The spirit of giving is in full swing this season as the act of paying off layaway plans for strangers has gone from novelty to trend.
The most recent display of generosity was in the Dallas suburb of Granbury, Texas, when a secret Santa walked into the local Walmart and paid off the store's entire list of layaway accounts.
"It's awesome," Craig Rowland, the store's manager, told ABCNews.com today. "It's very touching to our associates and to the people in the community."
The anonymous benefactor paid a total of $2,000 towards 21 separate accounts on Sunday night, Rowland said. "It paid off every single one of our customers' layaways."
Store layaway programs are popular during the holidays when customers are allowed to reserve merchandise and pay it off over time. For millions of low-income Americans with little or no credit, it's the only way to purchase goods during the holidays.
The good deed created a buzz inside the store, Rowland said. "As soon as she paid the layaways off, our associates back in layaway were able to call the customers and let them know, 'Hey, your layaway has been paid for by a Good Samaritan, a secret Santa. That was pretty rewarding for them to be able to do that," he said.
"I thought it was a joke at first," Brittany Browning told local ABC affiliate WFAA. The single mother said her account of about $125 was paid for by the generous stranger. "And then thought it was just amazing that someone would do that."
Rowland noted that while the act was generous, it is not an anomaly in this small community of about 8,300 people that suffered through a devastating tornado in May.
"Actually, it's not the only one this year," Rowland said, noting there were also "several" similar acts of kindness last year. "It's a pretty common occurrence but not to that extent - $2,000 is definitely the largest that we've had."
And Granbury, Texas, isn't alone in its spirit of giving.
On Dec. 7 at a Walmart in The Villages, Fla., Greg Parady laid out $21,000 of his own money to pay down many of the store's layaway accounts after overhearing a woman telling someone she didn't think she could afford to collect the items on her account, as ABC News reported today.
One young lady who had come in to make a payment got an early Christmas present from Parady.
"Her tab came up … and I said 'Let me take care of that' to the guy that was ringing her up, so he brought it over and she just started crying," Parady recalled. "And then I started crying and then the ladies behind the desk started crying and then my partner Cindy started crying. So I said, you know, 'Merry Christmas.'"

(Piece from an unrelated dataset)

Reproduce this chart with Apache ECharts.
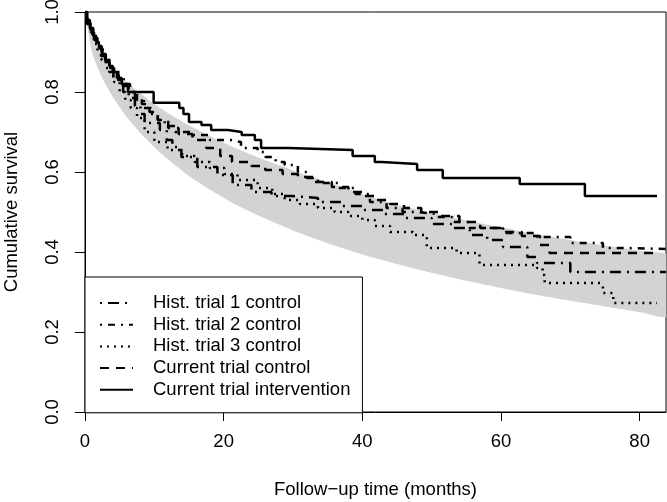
<!DOCTYPE html>
<html>
<head>
<meta charset="utf-8">
<script src="https://cdn.jsdelivr.net/npm/echarts@6/dist/echarts.min.js"></script>
<style>
html,body{margin:0;padding:0;background:#fff;}
#chart{width:667px;height:502px;}
</style>
</head>
<body>
<div id="chart"></div>
<script>
// ---- data ----
const xTicks = [0, 20, 40, 60, 80];
const yTicks = [0, 0.2, 0.4, 0.6, 0.8, 1.0];

const bandT     = [0, 1, 2, 3, 4, 5, 6, 8, 10, 12, 15, 18, 21, 25, 30, 35, 40, 45, 50, 55, 60, 65, 70, 75, 80, 84];
const bandUpper = [1, 0.937, 0.905, 0.881, 0.86, 0.842, 0.825, 0.796, 0.77, 0.747, 0.717, 0.69, 0.665, 0.636, 0.604, 0.575, 0.545, 0.518, 0.498, 0.479, 0.462, 0.445, 0.43, 0.416, 0.403, 0.393];
const bandLower = [1, 0.90, 0.854, 0.818, 0.788, 0.762, 0.738, 0.697, 0.662, 0.631, 0.59, 0.556, 0.525, 0.491, 0.454, 0.422, 0.394, 0.37, 0.348, 0.328, 0.31, 0.293, 0.278, 0.264, 0.25, 0.238];

const hist1 = [[0,1],[0.3,0.97],[0.8,0.95],[1.3,0.93],[1.8,0.91],[2.3,0.89],[2.9,0.87],[3.5,0.85],[4.1,0.835],[4.8,0.82],[5.5,0.80],[6.3,0.785],[7.2,0.765],[8.0,0.745],[8.6,0.7225],[10.8,0.705],[11.8,0.68],[12.6,0.6625],[13.9,0.6375],[16.2,0.6125],[19.1,0.5925],[21.3,0.5675],[24,0.55],[26.9,0.54],[29.8,0.535],[33.6,0.525],[37,0.515],[40,0.505],[43,0.495],[46,0.485],[50,0.47],[53,0.46],[55.5,0.4425],[58,0.43],[60.3,0.4125],[63.8,0.3875],[65.2,0.3725],[70,0.35],[83.8,0.35]];
const hist2 = [[0,1],[0.3,0.975],[0.8,0.955],[1.3,0.94],[1.8,0.92],[2.3,0.905],[2.9,0.885],[3.5,0.87],[4.1,0.855],[4.8,0.84],[5.6,0.82],[6.5,0.80],[7.5,0.78],[8.5,0.76],[9.5,0.745],[10.5,0.73],[11.5,0.715],[13,0.70],[15.5,0.6925],[18,0.68],[21,0.675],[22.5,0.66],[24.9,0.65],[26,0.6375],[27.5,0.625],[28.8,0.6175],[30.7,0.60],[32,0.585],[33.6,0.5725],[36.5,0.56],[39,0.545],[41.1,0.525],[43.5,0.51],[45.8,0.50],[48,0.495],[50.7,0.4875],[53,0.475],[55.5,0.46],[60.3,0.4475],[65.2,0.4375],[70,0.4225],[74.7,0.41],[78,0.4075],[83.8,0.4075]];
const hist3 = [[0,1],[0.3,0.97],[0.8,0.945],[1.3,0.92],[1.8,0.90],[2.4,0.88],[3.0,0.86],[3.6,0.84],[4.2,0.825],[5.0,0.80],[5.8,0.78],[6.6,0.76],[7.5,0.735],[8.6,0.70],[10,0.675],[11.9,0.655],[14,0.64],[15.8,0.625],[18,0.61],[20.1,0.595],[22,0.58],[24.9,0.56],[27,0.545],[28.8,0.53],[31,0.52],[33.6,0.51],[36,0.50],[38,0.49],[40,0.48],[41.8,0.465],[44,0.45],[47.3,0.4425],[49.3,0.41],[53.6,0.3975],[56.9,0.3675],[65.2,0.36],[66,0.3425],[66.3,0.3225],[74.3,0.3175],[74.7,0.2975],[76.2,0.2725],[82.5,0.2725]];
const currentControl = [[0,1],[0.3,0.975],[0.8,0.955],[1.3,0.935],[1.8,0.915],[2.4,0.895],[3.0,0.875],[3.6,0.86],[4.2,0.845],[4.8,0.83],[5.5,0.815],[6.3,0.80],[7.2,0.785],[8.2,0.77],[9.3,0.75],[10.5,0.73],[12.0,0.71],[13.5,0.695],[15.5,0.68],[17.5,0.66],[19.5,0.64],[21.2,0.625],[24,0.615],[26,0.605],[28.5,0.595],[30.7,0.5875],[33,0.575],[35.6,0.5625],[38,0.55],[40,0.54],[41.8,0.53],[44,0.52],[46,0.51],[48.5,0.5],[51,0.49],[54,0.475],[57,0.46],[60,0.45],[63,0.44],[65.6,0.4175],[67,0.3975],[82.7,0.3975]];
const currentIntervention = [[0,1],[0.3,0.98],[0.7,0.96],[1.2,0.94],[1.6,0.925],[2.0,0.91],[2.5,0.895],[3.0,0.88],[3.5,0.865],[4.0,0.85],[4.6,0.835],[5.3,0.82],[6.2,0.80],[9.9,0.773],[13.6,0.76],[14.2,0.745],[15.0,0.725],[16.8,0.7175],[18.2,0.705],[20.6,0.70],[22.6,0.6925],[24.5,0.68],[25.4,0.66],[29.3,0.655],[38.6,0.64],[41.8,0.625],[42.8,0.62],[47.9,0.605],[51.6,0.585],[62.7,0.57],[72.1,0.54],[82.5,0.54]];

const seriesNames = ['Hist. trial 1 control', 'Hist. trial 2 control', 'Hist. trial 3 control', 'Current trial control', 'Current trial intervention'];

// ---- build ----
const FONT = "'Liberation Sans', Arial, Helvetica, sans-serif";
const FS = 18.5;
const LW = 2.5;

function bandRender(params, api) {
  const pts = [];
  for (let i = 0; i < bandT.length; i++) pts.push(api.coord([bandT[i], bandUpper[i]]));
  for (let i = bandT.length - 1; i >= 0; i--) pts.push(api.coord([bandT[i], bandLower[i]]));
  return {
    type: 'polygon',
    shape: { points: pts, smooth: 0.15 },
    style: { fill: '#d3d3d3', stroke: null },
    silent: true
  };
}

function km(name, data, dash) {
  return {
    name: name, type: 'line', data: data, step: 'end',
    symbol: 'none', showSymbol: false, z: 5,
    lineStyle: { color: '#000', width: LW, type: dash, cap: 'butt' },
    itemStyle: { color: '#000' },
    silent: true
  };
}

const chart = echarts.init(document.getElementById('chart'), null, { renderer: 'canvas' });
chart.setOption({
  animation: false,
  backgroundColor: '#fff',
  textStyle: { fontFamily: FONT, color: '#000' },
  grid: { left: 85, right: 1, top: 12, bottom: 90, show: true, borderColor: '#000', borderWidth: 1, backgroundColor: 'transparent', outerBoundsMode: 'none', containLabel: false },
  xAxis: {
    type: 'value', min: 0, max: 83.8,
    name: 'Follow\u2212up time (months)', nameLocation: 'middle', nameGap: 68,
    nameTextStyle: { fontFamily: FONT, fontSize: FS, color: '#000' },
    axisLine: { show: true, onZero: false, lineStyle: { color: '#000', width: 1 } },
    axisTick: { show: true, length: 9, lineStyle: { color: '#000' }, customValues: xTicks },
    axisLabel: { fontFamily: FONT, fontSize: FS, color: '#000', margin: 20, customValues: xTicks, formatter: v => String(v) },
    splitLine: { show: false }
  },
  yAxis: {
    type: 'value', min: 0, max: 1,
    name: 'Cumulative survival', nameLocation: 'middle', nameGap: 64, nameRotate: 90,
    nameTextStyle: { fontFamily: FONT, fontSize: FS, color: '#000' },
    axisLine: { show: true, onZero: false, lineStyle: { color: '#000', width: 1 } },
    axisTick: { show: true, length: 10, lineStyle: { color: '#000' }, customValues: yTicks },
    axisLabel: { fontFamily: FONT, fontSize: FS, color: '#000', margin: 23, rotate: 90, customValues: yTicks, formatter: v => v.toFixed(1) },
    splitLine: { show: false }
  },
  legend: {
    data: seriesNames,
    orient: 'vertical', left: 85, top: 277,
    backgroundColor: '#fff', borderColor: '#000', borderWidth: 1, borderRadius: 0,
    padding: [16, 12, 13, 14],
    itemWidth: 33, itemHeight: 14, itemGap: 1.7,
    selectedMode: false,
    itemStyle: { color: 'rgba(0,0,0,0)', borderColor: 'rgba(0,0,0,0)', borderWidth: 0, opacity: 0 },
    textStyle: { fontFamily: FONT, fontSize: FS, color: '#000', lineHeight: 20, padding: [0, 0, 0, 15] }
  },
  series: [
    { name: 'band', type: 'custom', renderItem: bandRender, data: [[0, 0]], silent: true, z: 1, clip: true },
    km(seriesNames[0], hist1, [2, 6, 11, 6]),
    km(seriesNames[1], hist2, [2, 6, 7, 6]),
    km(seriesNames[2], hist3, [2, 5]),
    km(seriesNames[3], currentControl, [9, 7]),
    km(seriesNames[4], currentIntervention, 'solid')
  ]
});
</script>
</body>
</html>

Rowland, the manager at the Walmart in Granbury, suggested that the satisfaction of giving may be contagious. One woman who learned of the secret Santa's largesse said she wanted to help others, he said.
"She's going to take what she thought was her balance and pay it forward to another layaway," he said, and then with a giggle, added: "Though, obviously we don't have any more layaways right now."